What if a website user agreed via a valid clickwrap contract that the website owner could amend the TOS or license in significant ways just by the owner’s posting of the amendment on its website, without special notice to or agreement by the user? This very question was at the root of a recent controversy involving Facebook, which needed to amend its TOS, but with millions of users, found it impractical to notify and gather evidence of each user’s acceptance. Since the users agreed in the original TOS that Facebook could amend the TOS merely by posting the new terms, shouldn’t that be okay?
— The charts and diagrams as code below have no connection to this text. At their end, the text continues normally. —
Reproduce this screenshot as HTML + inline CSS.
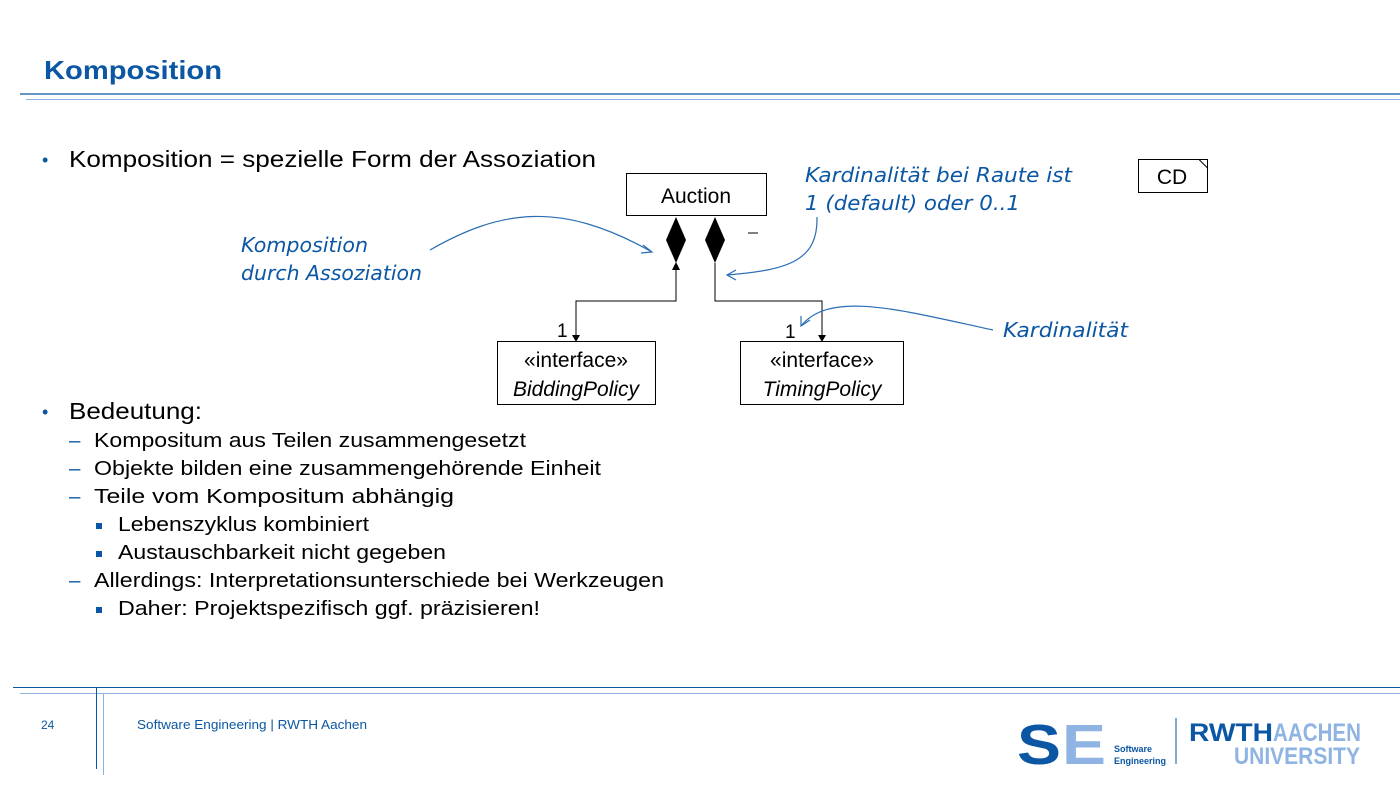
<!DOCTYPE html>
<html><head><meta charset="utf-8"><style>
body{margin:0;width:1400px;height:788px;background:#fff;overflow:hidden;font-family:"Liberation Sans",Arial,sans-serif}
svg{position:absolute;left:0;top:0}
</style></head><body>
<svg width="1400" height="788" viewBox="0 0 1400 788" font-family="Liberation Sans, Arial, sans-serif">
<text x="44" y="79" font-size="26" font-weight="bold" fill="#0b57a4" textLength="178" lengthAdjust="spacingAndGlyphs">Komposition</text>
<line x1="20" y1="94" x2="1400" y2="94" stroke="#0b57a4" stroke-width="1.3"/>
<line x1="26" y1="99.5" x2="1400" y2="99.5" stroke="#8fb4e3" stroke-width="1"/>

<text x="42" y="166" font-size="18" fill="#0b57a4">•</text>
<text x="69" y="167" font-size="23.5" fill="#000" textLength="527" lengthAdjust="spacingAndGlyphs">Komposition = spezielle Form der Assoziation</text>
<text x="42" y="418" font-size="18" fill="#0b57a4">•</text>
<text x="69" y="419" font-size="23.5" fill="#000" textLength="133" lengthAdjust="spacingAndGlyphs">Bedeutung:</text>
<g font-size="20.5" fill="#000">
<text x="69" y="447" fill="#0b57a4">–</text><text x="94" y="447" textLength="432" lengthAdjust="spacingAndGlyphs">Kompositum aus Teilen zusammengesetzt</text>
<text x="69" y="475" fill="#0b57a4">–</text><text x="94" y="475" textLength="507" lengthAdjust="spacingAndGlyphs">Objekte bilden eine zusammengehörende Einheit</text>
<text x="69" y="503" fill="#0b57a4">–</text><text x="94" y="503" textLength="360" lengthAdjust="spacingAndGlyphs">Teile vom Kompositum abhängig</text>
<rect x="96" y="523" width="6" height="6" fill="#0b57a4"/><text x="118" y="531" textLength="251" lengthAdjust="spacingAndGlyphs">Lebenszyklus kombiniert</text>
<rect x="96" y="551" width="6" height="6" fill="#0b57a4"/><text x="118" y="559" textLength="328" lengthAdjust="spacingAndGlyphs">Austauschbarkeit nicht gegeben</text>
<text x="69" y="587" fill="#0b57a4">–</text><text x="94" y="587" textLength="570" lengthAdjust="spacingAndGlyphs">Allerdings: Interpretationsunterschiede bei Werkzeugen</text>
<rect x="96" y="607" width="6" height="6" fill="#0b57a4"/><text x="118" y="615" textLength="422" lengthAdjust="spacingAndGlyphs">Daher: Projektspezifisch ggf. präzisieren!</text>
</g>

<!-- diagram -->
<rect x="626.5" y="173.5" width="140" height="42" fill="#fff" stroke="#000"/>
<text x="696" y="203" font-size="21" text-anchor="middle">Auction</text>
<polygon points="676,217 686,240 676,263 666,240" fill="#000"/>
<polygon points="715,217 725,240 715,263 705,240" fill="#000"/>
<line x1="748" y1="233" x2="758" y2="233" stroke="#000"/>
<polyline points="676,268 676,301 576,301 576,337" fill="none" stroke="#000"/>
<polygon points="676,262 680,270 672,270" fill="#000"/>
<polygon points="572,335 580,335 576,342" fill="#000"/>
<polyline points="715,263 715,301 822,301 822,337" fill="none" stroke="#000"/>
<polygon points="818,335 826,335 822,342" fill="#000"/>
<text x="557" y="337" font-size="19">1</text>
<text x="785" y="338" font-size="19">1</text>
<rect x="497.5" y="341.5" width="158" height="63" fill="#fff" stroke="#000"/>
<text x="576" y="367" font-size="21" text-anchor="middle">«interface»</text>
<text x="576" y="396" font-size="21" font-style="italic" text-anchor="middle">BiddingPolicy</text>
<rect x="740.5" y="341.5" width="163" height="63" fill="#fff" stroke="#000"/>
<text x="822" y="367" font-size="21" text-anchor="middle">«interface»</text>
<text x="822" y="396" font-size="21" font-style="italic" text-anchor="middle">TimingPolicy</text>

<rect x="1138.5" y="159.5" width="69" height="33" fill="#fff" stroke="#000"/>
<polyline points="1199,159.5 1207.5,168" fill="none" stroke="#000"/>
<text x="1172" y="184" font-size="21" text-anchor="middle">CD</text>

<g font-family="DejaVu Sans, sans-serif" font-style="italic" font-size="20" fill="#0b57a4">
<text x="241" y="252" textLength="127" lengthAdjust="spacingAndGlyphs">Komposition</text>
<text x="241" y="280" textLength="181" lengthAdjust="spacingAndGlyphs">durch Assoziation</text>
<text x="805" y="182" textLength="267" lengthAdjust="spacingAndGlyphs">Kardinalität bei Raute ist</text>
<text x="805" y="210" textLength="215" lengthAdjust="spacingAndGlyphs">1 (default) oder 0..1</text>
<text x="1003" y="337" textLength="125" lengthAdjust="spacingAndGlyphs">Kardinalität</text>
</g>
<g fill="none" stroke="#2a6db5" stroke-width="1.2">
<path d="M430 250 C 500 210, 560 200, 652 252"/>
<path d="M643 245 L652 252 L641 253"/>
<path d="M817 217 C 818 260, 790 270, 727 275"/>
<path d="M736 270 L727 275 L736 280"/>
<path d="M993 330 C 900 310, 830 290, 801 326"/>
<path d="M801 316 L801 326 L810 320"/>
</g>

<!-- footer -->
<line x1="13" y1="687.5" x2="1400" y2="687.5" stroke="#0b57a4" stroke-width="1"/>
<line x1="20" y1="693.5" x2="1400" y2="693.5" stroke="#8fb4e3" stroke-width="1"/>
<line x1="96.5" y1="687" x2="96.5" y2="769" stroke="#0b57a4"/>
<line x1="103.5" y1="693" x2="103.5" y2="775" stroke="#8fb4e3"/>
<text x="41" y="729" font-size="12" fill="#0b57a4">24</text>
<text x="137" y="729" font-size="12.5" fill="#0b57a4" textLength="230" lengthAdjust="spacingAndGlyphs">Software Engineering  |  RWTH Aachen</text>
<text x="1017" y="764" font-size="57" font-weight="bold" fill="#0b57a4" textLength="44" lengthAdjust="spacingAndGlyphs">S</text>
<text x="1062" y="764" font-size="57" font-weight="bold" fill="#8fb4e3" textLength="44" lengthAdjust="spacingAndGlyphs">E</text>
<text x="1114" y="752" font-size="9" font-weight="bold" fill="#0b57a4">Software</text>
<text x="1114" y="764" font-size="9" font-weight="bold" fill="#0b57a4">Engineering</text>
<line x1="1176" y1="718" x2="1176" y2="764" stroke="#0b57a4"/>
<text x="1189" y="741" font-size="25" font-weight="bold" fill="#0b57a4" textLength="84" lengthAdjust="spacingAndGlyphs">RWTH</text>
<text x="1273" y="741" font-size="25" font-weight="bold" fill="#8fb4e3" textLength="88" lengthAdjust="spacingAndGlyphs">AACHEN</text>
<text x="1234" y="764" font-size="24" font-weight="bold" fill="#8fb4e3" textLength="126" lengthAdjust="spacingAndGlyphs">UNIVERSITY</text>
</svg>
</body></html>
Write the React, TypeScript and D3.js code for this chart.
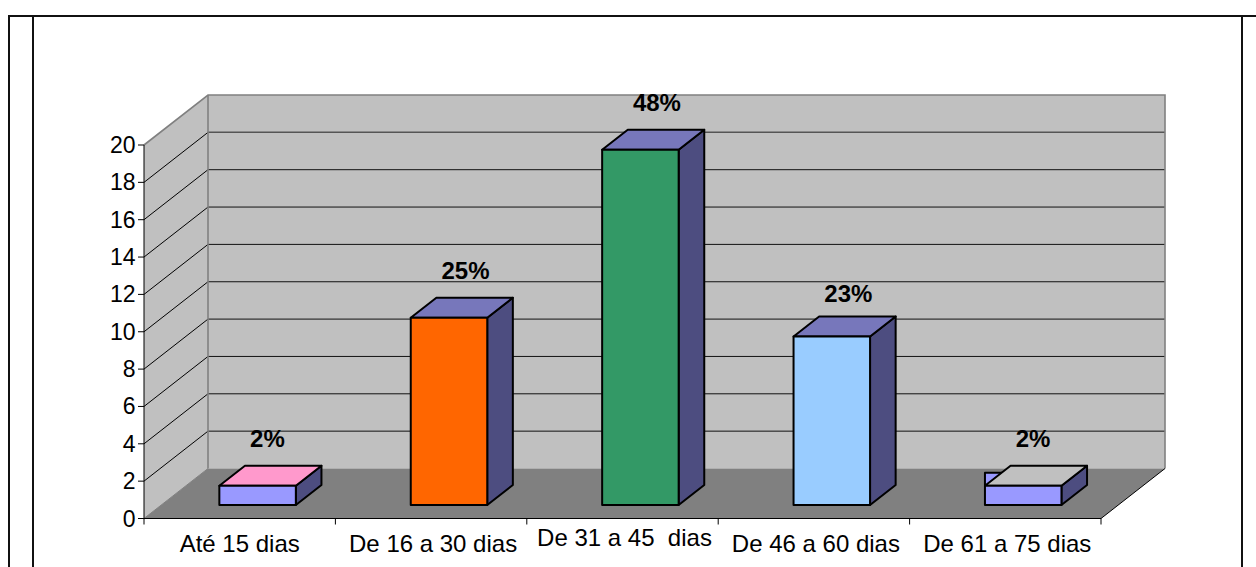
import React from "react";
import * as d3 from "d3";

// Duration bands and the respondent count in each one
const categories = ["Até 15 dias", "De 16 a 30 dias", "De 31 a 45  dias", "De 46 a 60 dias", "De 61 a 75 dias"];
const counts = [1, 10, 19, 9, 1];
const percentLabels = ["2%", "25%", "48%", "23%", "2%"];
const frontColors = ["#9999ff", "#ff6600", "#339966", "#99ccff", "#9999ff"];
const topColors = ["#ff99cc", "#7777bb", "#7777bb", "#7777bb", "#c0c0c0"];
const yTicks = d3.range(0, 21, 2);

const SIDE = "#4d4d80";
const FONT = "'Liberation Sans', Arial, sans-serif";

// Oblique projection of the chart box
const depthX = 64;
const depthY = -50;
const barNear = 0.27;
const barFar = 0.67;
const barWidth = 76.5;
const barShift = 17.9;

const x = d3.scaleBand<number>().domain(d3.range(categories.length)).range([144, 1101]);
const y = d3.scaleLinear().domain([0, 20]).range([518.5, 145]);

const pts = (list: [number, number][]) => list.map((p) => p.join(",")).join(" ");

function Bar({ i }: { i: number }) {
  const cx = x(i)! + x.bandwidth() / 2 + barShift;
  const l = cx - barWidth / 2;
  const r = cx + barWidth / 2;
  const dy0 = depthY * barNear;
  const ddx = depthX * (barFar - barNear);
  const ddy = depthY * (barFar - barNear);
  const bottom = y(0) + dy0;
  const top = y(counts[i]) + dy0 - 0.5;
  const stroke = { stroke: "#000", strokeWidth: 2, strokeLinejoin: "round" as const };
  // The last bar's face shows a sliver behind its lid
  const sliver = i === categories.length - 1;
  // The 23% label sits a little closer to its bar than the others
  const labelGap = i === 3 ? 14 : 19;
  return (
    <g>
      {sliver && <rect x={l} y={top - 13} width={20} height={13} fill={frontColors[i]} {...stroke} />}
      <polygon points={pts([[r, bottom], [r + ddx, bottom + ddy], [r + ddx, top + ddy], [r, top]])} fill={SIDE} {...stroke} />
      <polygon points={pts([[l, top], [l + ddx, top + ddy], [r + ddx, top + ddy], [r, top]])} fill={topColors[i]} {...stroke} />
      <rect x={l} y={top} width={barWidth} height={bottom - top} fill={frontColors[i]} {...stroke} />
      <text x={cx - 7.5} y={top + ddy - labelGap} fontSize={24} fontWeight="bold" textAnchor="start" fontFamily={FONT} fill="#000">
        {percentLabels[i]}
      </text>
    </g>
  );
}

export default function App() {
  const x0 = x.range()[0];
  const x1 = x.range()[1];
  const y0 = y(0);
  const y20 = y(20);
  return (
    <svg width={1256} height={567} style={{ position: "absolute", left: 0, top: 0 }}>
      <rect width={1256} height={567} fill="#fff" />
      {/* Document table rules */}
      <g stroke="#111" strokeWidth={2}>
        <line x1={8} y1={16} x2={1256} y2={16} />
        <line x1={9} y1={16} x2={9} y2={567} />
        <line x1={33} y1={16} x2={33} y2={567} />
        <line x1={1242} y1={16} x2={1242} y2={567} />
      </g>
      {/* Walls and floor */}
      <polygon points={pts([[x0, y0], [x0 + depthX, y0 + depthY], [x1 + depthX, y0 + depthY], [x1 + depthX, y20 + depthY], [x0 + depthX, y20 + depthY], [x0, y20]])} fill="#c0c0c0" />
      <polygon points={pts([[x0, y0], [x0 + depthX, y0 + depthY], [x1 + depthX, y0 + depthY], [x1, y0]])} fill="#808080" />
      {yTicks.filter((t) => t > 0 && t < 20).map((t) => (
        <g key={t} stroke={t === 18 ? "#555" : "#111"} strokeWidth={t === 18 ? 1.5 : 1}>
          <line x1={x0} y1={y(t)} x2={x0 + depthX} y2={y(t) + depthY} stroke="#000" strokeWidth={1} />
          <line x1={x0 + depthX} y1={y(t) + depthY} x2={x1 + depthX} y2={y(t) + depthY} />
        </g>
      ))}
      <g fill="none" stroke="#808080" strokeWidth={1.6}>
        <polyline points={pts([[x0, y20], [x0 + depthX, y20 + depthY], [x1 + depthX, y20 + depthY], [x1 + depthX, y0 + depthY]])} />
        <line x1={x0 + depthX} y1={y20 + depthY} x2={x0 + depthX} y2={y0 + depthY} />
      </g>
      <line x1={x1} y1={y0} x2={x1 + depthX} y2={y0 + depthY} stroke="#000" strokeWidth={1} />
      <line x1={x0} y1={y0} x2={x0 + depthX} y2={y0 + depthY} stroke="#808080" strokeWidth={1} />
      {/* Axes */}
      <g stroke="#000" strokeWidth={1}>
        <line x1={x0} y1={y20} x2={x0} y2={y0 + 6} />
        <line x1={x0} y1={y0} x2={x1} y2={y0} />
        {yTicks.map((t) => (
          <line key={t} x1={x0 - 6} y1={y(t)} x2={x0} y2={y(t)} />
        ))}
        {categories.map((_, i) => (
          <line key={i} x1={x(i)! + x.bandwidth()} y1={y0} x2={x(i)! + x.bandwidth()} y2={y0 + 6} />
        ))}
      </g>
      {yTicks.map((t) => (
        <text key={t} x={135.5} y={y(t) + 8} fontSize={23} textAnchor="end" fontFamily={FONT} fill="#000">
          {t}
        </text>
      ))}
      {categories.map((c, i) => (
        <text key={c} x={x(i)! + x.bandwidth() / 2 + (i === 0 ? 0 : 2)} y={i === 2 ? 546 : 552} fontSize={24} textAnchor="middle" fontFamily={FONT} fill="#000" xmlSpace="preserve">
          {c}
        </text>
      ))}
      {counts.map((_, i) => (
        <Bar key={i} i={i} />
      ))}
    </svg>
  );
}
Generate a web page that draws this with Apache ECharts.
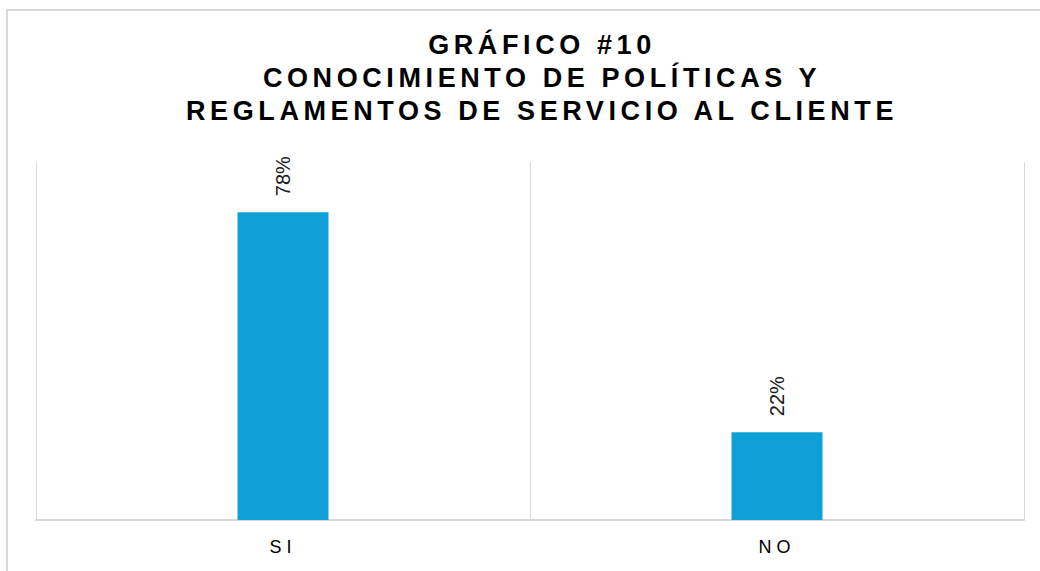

Several courts have held in similar factual scenarios that the amendment by posting procedure would not be legally binding. One used the rationale of ineffective acceptance (see Douglas v. Talk America Inc.), another used the rationale of ineffective consideration (see Harris v. Blockbuster Inc.), but both were clearly uncomfortable with the idea that users’ rights could be significantly altered without their knowledge, even if they had agreed in advance. However, both courts hinted at procedures that would more likely make online amendments effective: 1) giving users clear notice of the revised terms, via an e-mail to the user or a pop-up notice when the user next logs on to the site; 2) providing a meaningful grace period (e.g. 30 days) before the amended TOS go into effect; 3) not attempting to make the amendment retroactively effective, but only going forward; and 4) allowing the user the ability to opt out of the new TOS, for example by unsubscribing from the site.
Takeaway: providing full, prominent disclosure to users of offered terms, and opportunities for users to clearly manifest their acceptance of those terms, will result in legally binding licenses, terms of service, and other online agreements.